Should large providers open dozens of store-fronts?
I look at the situation this way. If you visit Quest or the Minute Clinic you see chairs. And in those chairs you see people. You can see chairs with people in them at the hospital. There is one very big difference if you happen to be a provider executive. The people in the chairs at the Minute Clinic and at Quest are consumers. They are people with no appointment. Consumers who are in the process of purchasing healthcare, who are in the process of purchasing it the easy way, and who are in the process of building a loyalty with their new healthcare providers. These people will continue to purchase additional services until they are told they need a service beyond the capability of the clinics.
The importance of the chairs is what they represent. Hospital chairs represent patients. Minute Clinic chairs represent a way to convert potential patients—consumers—into new patients. Walked in a consumer walked out a patient. A very repeatable process, and one their consumers repeat again and again.

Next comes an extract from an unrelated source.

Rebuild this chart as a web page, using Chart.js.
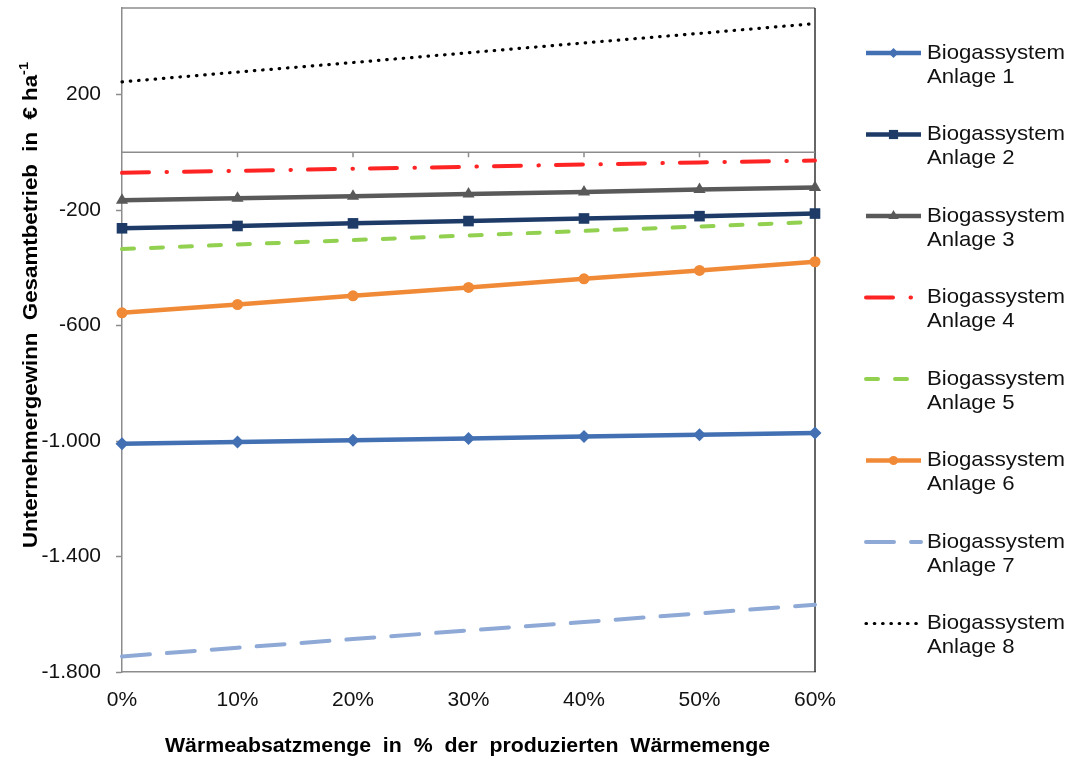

Hospitals do not have a way to easily attract and capture new patients—consumers. Neither do their clinics—no walk-ins allowed. Hospitals only have a way to fill a time slot weeks or months away with a scheduled patient.
So, until providers get into retail medicine the way the average consumer understands retail medicine, what can they do strategically to disrupt their business model in a way that is beneficial to them?
- Phase 1—Hire floaters. Hire someone who could see a patient who wanted to be seen. Wow, that was easy. You may think that would be expensive because doctors are expensive. Doctors who do not see patients eight hours a day are expensive. However, if the value of an average patient is worth $200,000, how many patients a week does the floater need to see to make it cost effective?
- Phase 2—UberMD. We both know scheduling, especially scheduling new patients, can be a disaster (for the patient). They want to be seen now, but you do not have an opening in the next six weeks. From the patient’s perspective, that equates to zero access. I called the children’s hospital of a large New England health system asking to see an orthopedic surgeon. The first available appointment was in six weeks. That same health system had more than a hundred orthopedists on staff, but since those doctors were not at children’s my request hit a wall.
What if this type of solution was available? Take the Uber concept, multiply it by negative one, and out comes UberMD. Instead of alerting all of the Uber drivers in my area that I need a ride and sending one to me, UberMD alerts all of the orthopedists in the health system and lets them know I need an appointment. The health system’s doctors reply to my service request and I have an appointment much sooner than six weeks.
Patient capture. Patient satisfaction. On demand access.